The APRC deputy spokesperson, Dodou Jah, said much was expected of the coalition government but despite receiving overwhelming support from the international community, little of the expectation has been realised.

Banka Manneh, a prominent activist, said: “The good thing about Barrow’s 4 years in office is that Gambians are no more arbitrarily arrested or tortured. We can also say we have a certain degree of democracy. Newspapers and political parties are striving. That is the beauty of it. The TRRC has been a great deal although we are nervous about what would happen with its recommendations because we have seen what happened with the Janneh Commission where people who should have been indicted were not.

The actual dreams and aspirations of the Gambian people, that is to have serious reforms that will help us avoid the kind of madness we experience in the past, have not been addressed. We were also looking forward to seeing reforms in the civil service and the security sector too but unfortunately none of the reforms has been put in place yet,” he said.

A social and political commentator, Pa Samba Jaw, said: “Barrow’s foremost failure is his decision to renege on his promise to serve for only three years and not to succeed himself. This promise was to ensure an end to self-perpetuating rule and to help with the reforms agenda. Unfortunately for Gambians, by his decision to run for a second term, President Barrow has become an impediment to the coalition agenda. He has effectively put his personal agenda to satisfy his insatiable desire to be president for at least 15 years ahead of the people’s needs. This is the reason why President Barrow has conveniently continued to hobnob with Jammeh’s enablers while the victims, whose victimization made his presidency possible, are being side-lined and disrespected.”
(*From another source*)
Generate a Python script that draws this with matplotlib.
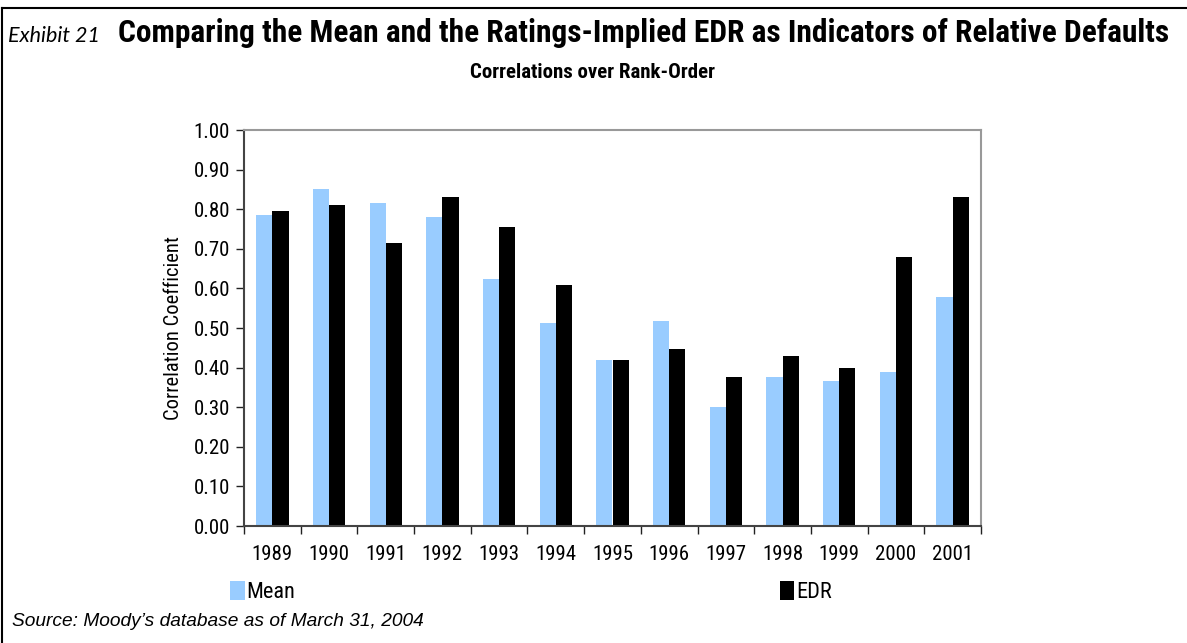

Dodou Sanno, presidential adviser and deputy campaign manager of National Peoples Party, said: President Barrow has over the past four years brought a democratic environment that is unmatched by all indications; the Janneh Commission, the TRRC and the Land commission were all established in the last four years and all are geared towards correcting the wrongs he inherited.”

Dou Sanno said Barrow has also embarked on a massive construction of roads, bridges and ensured that food commodities are accessible and affordable. “Electricity has also been stabilised and a lot of other good things that I cannot say at one go. So really, he has done all he can to satisfy the needs and aspirations of Gambians,” Sanno said.

He said since Barrow came to office Gambians have not heard of arbitrary arrests, detention without trial, torture or any other form of human rights violation.

“I am convinced that Gambians will not regret a bit, if they give him another chance. I know the plans he has in place to transform this country to a model state,” he said.

Sanno appealed to Gambians to avoid misusing the new-found democracy to create chaos in the country. “Let us all ensure that we jealously safeguard the peace and stability we all enjoy in this country since Barrow took office,” he concluded.